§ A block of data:
┌──

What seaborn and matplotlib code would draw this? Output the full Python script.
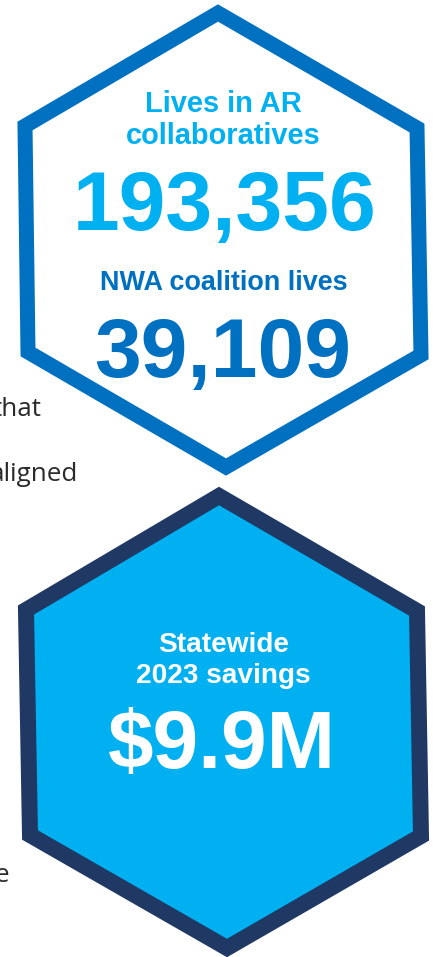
import matplotlib
matplotlib.use("Agg")
import matplotlib.pyplot as plt
import seaborn as sns
from matplotlib.patches import Polygon

# ---- data ----
top_hex_x = [218, 417, 421, 226, 28, 25]
top_hex_y = [13, 128, 355, 467, 352, 126]
bottom_hex_x = [219, 417, 421, 227, 30, 26]
bottom_hex_y = [496, 611, 836, 948, 835, 610]

top_labels = ["Lives in AR", "collaboratives", "193,356", "NWA coalition lives", "39,109"]
bottom_labels = ["Statewide", "2023 savings", "$9.9M"]
side_words = ["that", "aligned", "e"]

# ---- style ----
sns.set_theme(style="white")
plt.rcParams['font.family'] = ['Liberation Sans', 'DejaVu Sans']

W, H, DPI = 433, 957, 100
fig = plt.figure(figsize=(W / DPI, H / DPI), dpi=DPI)
ax = fig.add_axes([0, 0, 1, 1])
ax.set_xlim(0, W)
ax.set_ylim(H, 0)
ax.axis("off")

px = 72 / DPI  # px -> pt

BLUE = "#0070C0"
LIGHT = "#00B0F0"
NAVY = "#203864"

ax.add_patch(Polygon(list(zip(top_hex_x, top_hex_y)), closed=True,
                     facecolor="white", edgecolor=BLUE, linewidth=15 * px,
                     joinstyle="miter"))
ax.add_patch(Polygon(list(zip(bottom_hex_x, bottom_hex_y)), closed=True,
                     facecolor=LIGHT, edgecolor=NAVY, linewidth=16 * px,
                     joinstyle="miter"))

# top hexagon texts
top_specs = [  # (x, baseline y, size px, color)
    (223, 112, 29, LIGHT),
    (223.5, 144, 29, LIGHT),
    (225, 230, 84, LIGHT),
    (224, 290, 27, BLUE),
    (223, 377, 84, BLUE),
]
for lab, (x, y, s, c) in zip(top_labels, top_specs):
    ax.text(x, y, lab, ha="center", va="baseline", fontsize=s * px,
            fontweight="bold", color=c)

bottom_specs = [
    (224, 652, 28),
    (223, 683, 28),
    (222, 768, 82),
]
for lab, (x, y, s) in zip(bottom_labels, bottom_specs):
    ax.text(x, y, lab, ha="center", va="baseline", fontsize=s * px,
            fontweight="bold", color="white")

side_specs = [(42, 416), (78, 481), (9, 882)]
for lab, (x, y) in zip(side_words, side_specs):
    ax.text(x, y, lab, ha="right", va="baseline", fontsize=26 * px,
            color="#2a2a2a", family=["Open Sans", "DejaVu Sans"])

fig.savefig("out.png", dpi=DPI)
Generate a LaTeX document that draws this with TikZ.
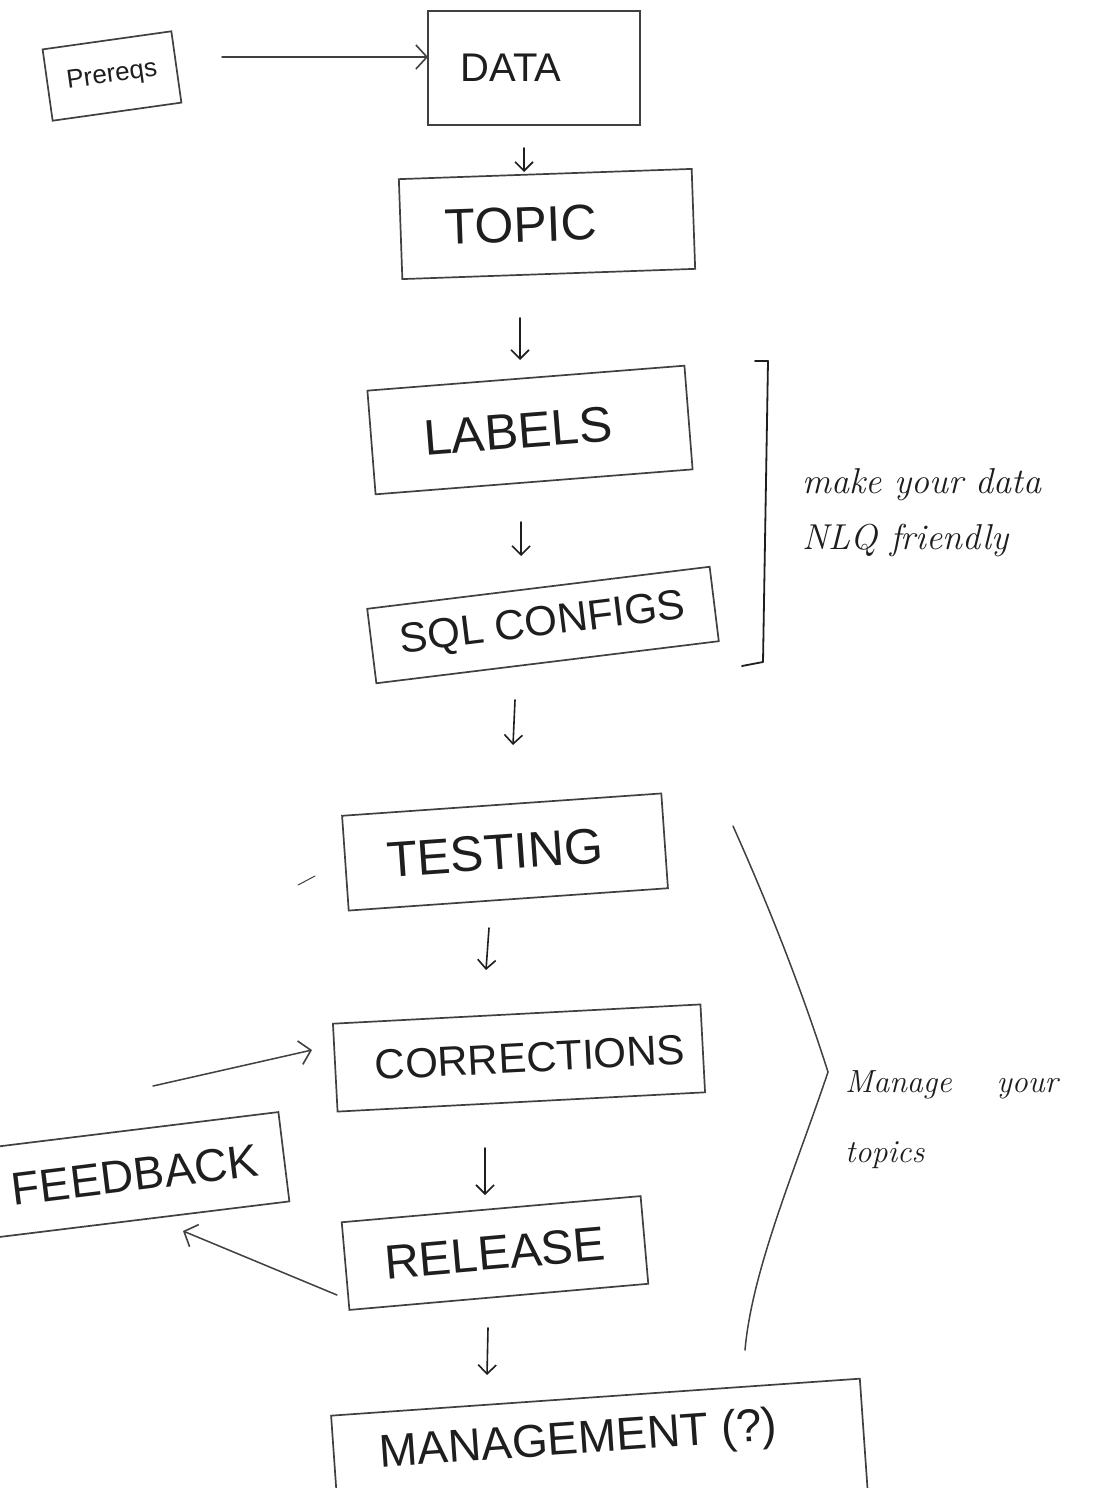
\documentclass[tikz,border=0pt]{standalone}
\usepackage{fontspec}
\newfontfamily\boxfont{Liberation Sans}
\usetikzlibrary{arrows.meta,calc}
\definecolor{pen}{HTML}{404040}
\definecolor{ink}{HTML}{1E1E1E}
\newcommand\fsz[1]{\fontsize{#1}{#1}\selectfont}
\tikzset{
  stepbox/.style={draw=pen, line width=1.7pt, rectangle, inner sep=0pt, text=ink, font=\boxfont\fsz{46}},
  flow/.style={draw=ink, line width=1.6pt, line cap=round, -{Straight Barb[length=9pt,width=18pt,line width=1.6pt]}},
  sideflow/.style={draw=pen, line width=1.5pt, line cap=round, -{Straight Barb[length=11pt,width=24pt,line width=1.6pt]}},
  note/.style={text=ink, align=left, inner sep=0pt},
  bracketline/.style={draw=ink, line width=1.8pt, line cap=round, line join=round},
}
\begin{document}
\begin{tikzpicture}[x=1pt,y=-1pt]
\useasboundingbox (0,0) rectangle (1110,1488);
\fill[white] (0,0) rectangle (1110,1488);
\clip (0,0) rectangle (1110,1488);

% boxes
\node[stepbox, rotate=8, minimum width=130pt, minimum height=72pt, font=\boxfont\fsz{26}] (pre) at (112,76) {Prereqs};
\node[stepbox, minimum width=212pt, minimum height=114pt, font=\boxfont\fsz{40}] (data) at (534,68) {DATA\hspace*{46pt}};
\node[stepbox, rotate=2, minimum width=293pt, minimum height=100pt, font=\boxfont\fsz{50}] (topic) at (547,224) {TOPIC\hspace*{52pt}};
\node[stepbox, rotate=4.5, minimum width=318pt, minimum height=104pt, font=\boxfont\fsz{50}] (labels) at (530,430) {LABELS\hspace*{24pt}};
\node[stepbox, rotate=7, minimum width=345pt, minimum height=75pt, font=\boxfont\fsz{42}] (sql) at (543,625) {SQL CONFIGS};
\node[stepbox, rotate=4, minimum width=320pt, minimum height=95pt, font=\boxfont\fsz{50}] (testing) at (505,852) {TESTING\hspace*{20pt}};
\node[stepbox, rotate=3, minimum width=368pt, minimum height=88pt, font=\boxfont\fsz{42}] (corrections) at (519,1058) {\hspace*{22pt}CORRECTIONS};
\node[stepbox, rotate=5, minimum width=300pt, minimum height=88pt, font=\boxfont\fsz{48}] (release) at (495,1253) {RELEASE};
\node[stepbox, rotate=4, minimum width=530pt, text height=33pt, text depth=53pt, inner ysep=22pt, font=\boxfont\fsz{46}] (management) at (600,1462) {MANAGEMENT (?)\hspace*{40pt}};
\node[stepbox, rotate=7, minimum width=300pt, minimum height=90pt, font=\boxfont\fsz{46}] (feedback) at (135,1175) {FEEDBACK};

% connectors
\draw[sideflow] ($(pre)+(110,-19)$) -- ($(data)+(-106,-11)$);
\draw[flow] ($(data)+(-10,80)$) -- ($(topic)+(-23,-52)$);
\draw[flow] ($(topic)+(-27,94)$) -- ($(labels)+(-10,-70)$);
\draw[flow] ($(labels)+(-9,92)$) -- ($(sql)+(-22,-69)$);
\draw[flow] ($(sql)+(-28,75)$) -- ($(testing)+(8,-107)$);
\draw[flow] ($(testing)+(-16,76)$) -- ($(corrections)+(-33,-88)$);
\draw[flow] ($(corrections)+(-34,90)$) -- ($(release)+(-10,-58)$);
\draw[flow] ($(release)+(-7,75)$) -- ($(management)+(-113,-87)$);
\draw[sideflow] ($(feedback)+(18,-89)$) -- ($(corrections)+(-207,-8)$);
\draw[sideflow] ($(release)+(-158,42)$) -- ($(feedback)+(48,56)$);

% stray stroke near testing
\draw[draw=pen, line width=1pt, line cap=round] (298,885) -- (315,876);

% bracket for labels / sql configs
\draw[bracketline] (755,361) -- (768,361) -- (763,662) -- (742,666);
\node[note, anchor=north west, font=\itshape\fontsize{36}{56}\selectfont] (note1) at (802,468) {make your data\\NLQ friendly};

% brace for testing ... management
\draw[draw=pen, line width=1.5pt, line cap=round] (733,826) .. controls (775,920) and (805,1000) .. (828,1072) .. controls (795,1170) and (752,1270) .. (745,1350);
\node[note, anchor=north west, font=\itshape\fontsize{32}{70}\selectfont] (note2) at (845,1070) {Manage\hspace{45pt}your\\topics};
\end{tikzpicture}
\end{document}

└──

§ Set exercise: Return the material line for line, from its beginning to the line that contains "plt.rcParams['font.family'] = ['Liberation", with the pictures left out.

§ Task result:
What seaborn and matplotlib code would draw this? Output the full Python script.
import matplotlib
matplotlib.use("Agg")
import matplotlib.pyplot as plt
import seaborn as sns
from matplotlib.patches import Polygon

# ---- data ----
top_hex_x = [218, 417, 421, 226, 28, 25]
top_hex_y = [13, 128, 355, 467, 352, 126]
bottom_hex_x = [219, 417, 421, 227, 30, 26]
bottom_hex_y = [496, 611, 836, 948, 835, 610]

top_labels = ["Lives in AR", "collaboratives", "193,356", "NWA coalition lives", "39,109"]
bottom_labels = ["Statewide", "2023 savings", "$9.9M"]
side_words = ["that", "aligned", "e"]

# ---- style ----
sns.set_theme(style="white")
plt.rcParams['font.family'] = ['Liberation Sans', 'DejaVu Sans']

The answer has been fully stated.